DATA:
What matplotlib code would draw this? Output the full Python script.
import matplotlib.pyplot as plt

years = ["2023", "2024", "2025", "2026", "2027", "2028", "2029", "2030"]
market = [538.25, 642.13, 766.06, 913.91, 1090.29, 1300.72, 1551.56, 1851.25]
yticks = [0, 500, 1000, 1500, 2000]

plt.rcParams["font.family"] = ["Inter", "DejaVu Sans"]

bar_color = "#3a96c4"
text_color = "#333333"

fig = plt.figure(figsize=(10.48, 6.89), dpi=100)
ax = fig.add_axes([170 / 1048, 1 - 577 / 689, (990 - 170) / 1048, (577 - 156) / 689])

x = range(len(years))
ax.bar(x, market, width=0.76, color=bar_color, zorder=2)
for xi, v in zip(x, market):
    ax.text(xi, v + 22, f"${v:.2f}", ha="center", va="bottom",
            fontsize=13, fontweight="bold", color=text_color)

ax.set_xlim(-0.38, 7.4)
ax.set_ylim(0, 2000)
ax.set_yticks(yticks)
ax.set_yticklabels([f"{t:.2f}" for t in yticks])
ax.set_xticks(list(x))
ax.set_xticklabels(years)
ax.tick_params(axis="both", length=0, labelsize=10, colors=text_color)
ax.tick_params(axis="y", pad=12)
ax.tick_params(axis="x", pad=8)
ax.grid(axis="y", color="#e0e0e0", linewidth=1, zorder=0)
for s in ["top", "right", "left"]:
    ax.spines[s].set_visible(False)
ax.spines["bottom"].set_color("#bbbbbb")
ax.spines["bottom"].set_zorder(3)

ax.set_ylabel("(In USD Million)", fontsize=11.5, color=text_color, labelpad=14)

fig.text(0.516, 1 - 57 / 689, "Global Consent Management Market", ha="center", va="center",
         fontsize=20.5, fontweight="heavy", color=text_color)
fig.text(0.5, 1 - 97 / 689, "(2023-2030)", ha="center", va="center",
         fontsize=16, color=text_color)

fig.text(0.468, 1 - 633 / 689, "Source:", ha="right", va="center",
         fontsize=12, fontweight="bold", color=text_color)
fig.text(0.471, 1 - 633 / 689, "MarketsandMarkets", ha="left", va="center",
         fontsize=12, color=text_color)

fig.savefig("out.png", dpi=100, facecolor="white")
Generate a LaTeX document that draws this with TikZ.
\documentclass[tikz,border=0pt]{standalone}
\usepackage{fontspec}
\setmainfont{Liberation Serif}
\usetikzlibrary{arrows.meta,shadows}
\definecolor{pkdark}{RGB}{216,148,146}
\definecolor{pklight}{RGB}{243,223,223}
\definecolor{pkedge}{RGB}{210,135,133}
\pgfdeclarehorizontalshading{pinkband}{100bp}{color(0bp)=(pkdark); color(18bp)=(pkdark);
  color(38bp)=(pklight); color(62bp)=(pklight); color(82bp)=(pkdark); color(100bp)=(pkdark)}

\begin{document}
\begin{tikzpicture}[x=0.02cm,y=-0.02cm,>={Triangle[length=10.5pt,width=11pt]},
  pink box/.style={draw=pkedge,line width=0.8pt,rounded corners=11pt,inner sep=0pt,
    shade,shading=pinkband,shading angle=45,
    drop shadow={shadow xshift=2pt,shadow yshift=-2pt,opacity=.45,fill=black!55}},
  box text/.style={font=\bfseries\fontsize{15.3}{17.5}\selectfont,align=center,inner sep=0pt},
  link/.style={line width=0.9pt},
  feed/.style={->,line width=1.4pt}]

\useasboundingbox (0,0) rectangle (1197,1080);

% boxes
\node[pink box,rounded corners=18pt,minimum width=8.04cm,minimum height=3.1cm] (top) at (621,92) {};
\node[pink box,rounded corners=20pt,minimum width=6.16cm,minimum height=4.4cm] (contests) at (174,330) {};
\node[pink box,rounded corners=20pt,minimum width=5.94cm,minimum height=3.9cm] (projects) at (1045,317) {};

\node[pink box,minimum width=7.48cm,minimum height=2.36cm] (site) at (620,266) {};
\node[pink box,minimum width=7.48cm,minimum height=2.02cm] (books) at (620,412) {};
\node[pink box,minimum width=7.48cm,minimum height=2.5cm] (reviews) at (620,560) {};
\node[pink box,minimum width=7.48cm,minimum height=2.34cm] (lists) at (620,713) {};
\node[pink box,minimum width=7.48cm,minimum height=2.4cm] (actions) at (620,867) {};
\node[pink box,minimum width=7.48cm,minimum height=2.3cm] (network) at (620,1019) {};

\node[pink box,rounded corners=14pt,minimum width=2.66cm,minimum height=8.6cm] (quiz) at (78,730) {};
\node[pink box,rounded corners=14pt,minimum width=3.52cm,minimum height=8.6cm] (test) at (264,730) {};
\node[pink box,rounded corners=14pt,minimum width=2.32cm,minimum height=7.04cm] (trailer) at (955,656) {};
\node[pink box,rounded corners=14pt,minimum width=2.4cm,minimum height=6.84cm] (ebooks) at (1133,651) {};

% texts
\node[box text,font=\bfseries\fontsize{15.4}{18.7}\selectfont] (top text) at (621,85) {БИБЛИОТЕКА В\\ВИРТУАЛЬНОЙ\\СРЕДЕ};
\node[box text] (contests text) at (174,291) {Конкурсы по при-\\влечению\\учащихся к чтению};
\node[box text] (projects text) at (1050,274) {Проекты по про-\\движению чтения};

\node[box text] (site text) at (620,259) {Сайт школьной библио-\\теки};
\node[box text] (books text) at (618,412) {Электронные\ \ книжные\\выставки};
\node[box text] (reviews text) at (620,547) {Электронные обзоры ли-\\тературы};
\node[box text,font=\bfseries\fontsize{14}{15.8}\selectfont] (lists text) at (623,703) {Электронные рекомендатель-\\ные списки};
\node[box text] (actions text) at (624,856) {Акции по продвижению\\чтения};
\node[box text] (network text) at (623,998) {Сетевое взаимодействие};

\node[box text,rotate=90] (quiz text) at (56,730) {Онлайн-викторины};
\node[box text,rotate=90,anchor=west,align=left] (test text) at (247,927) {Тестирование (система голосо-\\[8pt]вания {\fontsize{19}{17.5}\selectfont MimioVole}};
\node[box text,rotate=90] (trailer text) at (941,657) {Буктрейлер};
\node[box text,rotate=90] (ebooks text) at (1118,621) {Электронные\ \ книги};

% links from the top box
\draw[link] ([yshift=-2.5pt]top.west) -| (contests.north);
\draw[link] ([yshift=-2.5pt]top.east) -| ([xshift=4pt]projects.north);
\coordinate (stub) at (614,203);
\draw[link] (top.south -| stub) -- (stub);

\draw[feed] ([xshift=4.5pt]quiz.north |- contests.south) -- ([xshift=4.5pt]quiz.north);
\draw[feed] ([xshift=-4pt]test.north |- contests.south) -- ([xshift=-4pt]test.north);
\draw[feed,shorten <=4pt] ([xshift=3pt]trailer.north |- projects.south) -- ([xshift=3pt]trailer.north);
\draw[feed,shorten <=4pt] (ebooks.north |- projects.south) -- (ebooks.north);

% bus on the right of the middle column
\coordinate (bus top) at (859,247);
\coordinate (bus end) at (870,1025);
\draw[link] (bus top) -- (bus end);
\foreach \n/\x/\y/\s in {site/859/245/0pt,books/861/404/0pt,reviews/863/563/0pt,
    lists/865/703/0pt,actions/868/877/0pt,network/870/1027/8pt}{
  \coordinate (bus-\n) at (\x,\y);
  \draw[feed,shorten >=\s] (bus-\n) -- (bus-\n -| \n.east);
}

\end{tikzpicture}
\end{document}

SHORT PROBLEM: The records above must be repeated exactly, every one of them.

WORKED SOLUTION:
What matplotlib code would draw this? Output the full Python script.
import matplotlib.pyplot as plt

years = ["2023", "2024", "2025", "2026", "2027", "2028", "2029", "2030"]
market = [538.25, 642.13, 766.06, 913.91, 1090.29, 1300.72, 1551.56, 1851.25]
yticks = [0, 500, 1000, 1500, 2000]

plt.rcParams["font.family"] = ["Inter", "DejaVu Sans"]

bar_color = "#3a96c4"
text_color = "#333333"

fig = plt.figure(figsize=(10.48, 6.89), dpi=100)
ax = fig.add_axes([170 / 1048, 1 - 577 / 689, (990 - 170) / 1048, (577 - 156) / 689])

x = range(len(years))
ax.bar(x, market, width=0.76, color=bar_color, zorder=2)
for xi, v in zip(x, market):
    ax.text(xi, v + 22, f"${v:.2f}", ha="center", va="bottom",
            fontsize=13, fontweight="bold", color=text_color)

ax.set_xlim(-0.38, 7.4)
ax.set_ylim(0, 2000)
ax.set_yticks(yticks)
ax.set_yticklabels([f"{t:.2f}" for t in yticks])
ax.set_xticks(list(x))
ax.set_xticklabels(years)
ax.tick_params(axis="both", length=0, labelsize=10, colors=text_color)
ax.tick_params(axis="y", pad=12)
ax.tick_params(axis="x", pad=8)
ax.grid(axis="y", color="#e0e0e0", linewidth=1, zorder=0)
for s in ["top", "right", "left"]:
    ax.spines[s].set_visible(False)
ax.spines["bottom"].set_color("#bbbbbb")
ax.spines["bottom"].set_zorder(3)

ax.set_ylabel("(In USD Million)", fontsize=11.5, color=text_color, labelpad=14)

fig.text(0.516, 1 - 57 / 689, "Global Consent Management Market", ha="center", va="center",
         fontsize=20.5, fontweight="heavy", color=text_color)
fig.text(0.5, 1 - 97 / 689, "(2023-2030)", ha="center", va="center",
         fontsize=16, color=text_color)

fig.text(0.468, 1 - 633 / 689, "Source:", ha="right", va="center",
         fontsize=12, fontweight="bold", color=text_color)
fig.text(0.471, 1 - 633 / 689, "MarketsandMarkets", ha="left", va="center",
         fontsize=12, color=text_color)

fig.savefig("out.png", dpi=100, facecolor="white")
Generate a LaTeX document that draws this with TikZ.
\documentclass[tikz,border=0pt]{standalone}
\usepackage{fontspec}
\setmainfont{Liberation Serif}
\usetikzlibrary{arrows.meta,shadows}
\definecolor{pkdark}{RGB}{216,148,146}
\definecolor{pklight}{RGB}{243,223,223}
\definecolor{pkedge}{RGB}{210,135,133}
\pgfdeclarehorizontalshading{pinkband}{100bp}{color(0bp)=(pkdark); color(18bp)=(pkdark);
  color(38bp)=(pklight); color(62bp)=(pklight); color(82bp)=(pkdark); color(100bp)=(pkdark)}

\begin{document}
\begin{tikzpicture}[x=0.02cm,y=-0.02cm,>={Triangle[length=10.5pt,width=11pt]},
  pink box/.style={draw=pkedge,line width=0.8pt,rounded corners=11pt,inner sep=0pt,
    shade,shading=pinkband,shading angle=45,
    drop shadow={shadow xshift=2pt,shadow yshift=-2pt,opacity=.45,fill=black!55}},
  box text/.style={font=\bfseries\fontsize{15.3}{17.5}\selectfont,align=center,inner sep=0pt},
  link/.style={line width=0.9pt},
  feed/.style={->,line width=1.4pt}]

\useasboundingbox (0,0) rectangle (1197,1080);

% boxes
\node[pink box,rounded corners=18pt,minimum width=8.04cm,minimum height=3.1cm] (top) at (621,92) {};
\node[pink box,rounded corners=20pt,minimum width=6.16cm,minimum height=4.4cm] (contests) at (174,330) {};
\node[pink box,rounded corners=20pt,minimum width=5.94cm,minimum height=3.9cm] (projects) at (1045,317) {};

\node[pink box,minimum width=7.48cm,minimum height=2.36cm] (site) at (620,266) {};
\node[pink box,minimum width=7.48cm,minimum height=2.02cm] (books) at (620,412) {};
\node[pink box,minimum width=7.48cm,minimum height=2.5cm] (reviews) at (620,560) {};
\node[pink box,minimum width=7.48cm,minimum height=2.34cm] (lists) at (620,713) {};
\node[pink box,minimum width=7.48cm,minimum height=2.4cm] (actions) at (620,867) {};
\node[pink box,minimum width=7.48cm,minimum height=2.3cm] (network) at (620,1019) {};

\node[pink box,rounded corners=14pt,minimum width=2.66cm,minimum height=8.6cm] (quiz) at (78,730) {};
\node[pink box,rounded corners=14pt,minimum width=3.52cm,minimum height=8.6cm] (test) at (264,730) {};
\node[pink box,rounded corners=14pt,minimum width=2.32cm,minimum height=7.04cm] (trailer) at (955,656) {};
\node[pink box,rounded corners=14pt,minimum width=2.4cm,minimum height=6.84cm] (ebooks) at (1133,651) {};

% texts
\node[box text,font=\bfseries\fontsize{15.4}{18.7}\selectfont] (top text) at (621,85) {БИБЛИОТЕКА В\\ВИРТУАЛЬНОЙ\\СРЕДЕ};
\node[box text] (contests text) at (174,291) {Конкурсы по при-\\влечению\\учащихся к чтению};
\node[box text] (projects text) at (1050,274) {Проекты по про-\\движению чтения};

\node[box text] (site text) at (620,259) {Сайт школьной библио-\\теки};
\node[box text] (books text) at (618,412) {Электронные\ \ книжные\\выставки};
\node[box text] (reviews text) at (620,547) {Электронные обзоры ли-\\тературы};
\node[box text,font=\bfseries\fontsize{14}{15.8}\selectfont] (lists text) at (623,703) {Электронные рекомендатель-\\ные списки};
\node[box text] (actions text) at (624,856) {Акции по продвижению\\чтения};
\node[box text] (network text) at (623,998) {Сетевое взаимодействие};

\node[box text,rotate=90] (quiz text) at (56,730) {Онлайн-викторины};
\node[box text,rotate=90,anchor=west,align=left] (test text) at (247,927) {Тестирование (система голосо-\\[8pt]вания {\fontsize{19}{17.5}\selectfont MimioVole}};
\node[box text,rotate=90] (trailer text) at (941,657) {Буктрейлер};
\node[box text,rotate=90] (ebooks text) at (1118,621) {Электронные\ \ книги};

% links from the top box
\draw[link] ([yshift=-2.5pt]top.west) -| (contests.north);
\draw[link] ([yshift=-2.5pt]top.east) -| ([xshift=4pt]projects.north);
\coordinate (stub) at (614,203);
\draw[link] (top.south -| stub) -- (stub);

\draw[feed] ([xshift=4.5pt]quiz.north |- contests.south) -- ([xshift=4.5pt]quiz.north);
\draw[feed] ([xshift=-4pt]test.north |- contests.south) -- ([xshift=-4pt]test.north);
\draw[feed,shorten <=4pt] ([xshift=3pt]trailer.north |- projects.south) -- ([xshift=3pt]trailer.north);
\draw[feed,shorten <=4pt] (ebooks.north |- projects.south) -- (ebooks.north);

% bus on the right of the middle column
\coordinate (bus top) at (859,247);
\coordinate (bus end) at (870,1025);
\draw[link] (bus top) -- (bus end);
\foreach \n/\x/\y/\s in {site/859/245/0pt,books/861/404/0pt,reviews/863/563/0pt,
    lists/865/703/0pt,actions/868/877/0pt,network/870/1027/8pt}{
  \coordinate (bus-\n) at (\x,\y);
  \draw[feed,shorten >=\s] (bus-\n) -- (bus-\n -| \n.east);
}

\end{tikzpicture}
\end{document}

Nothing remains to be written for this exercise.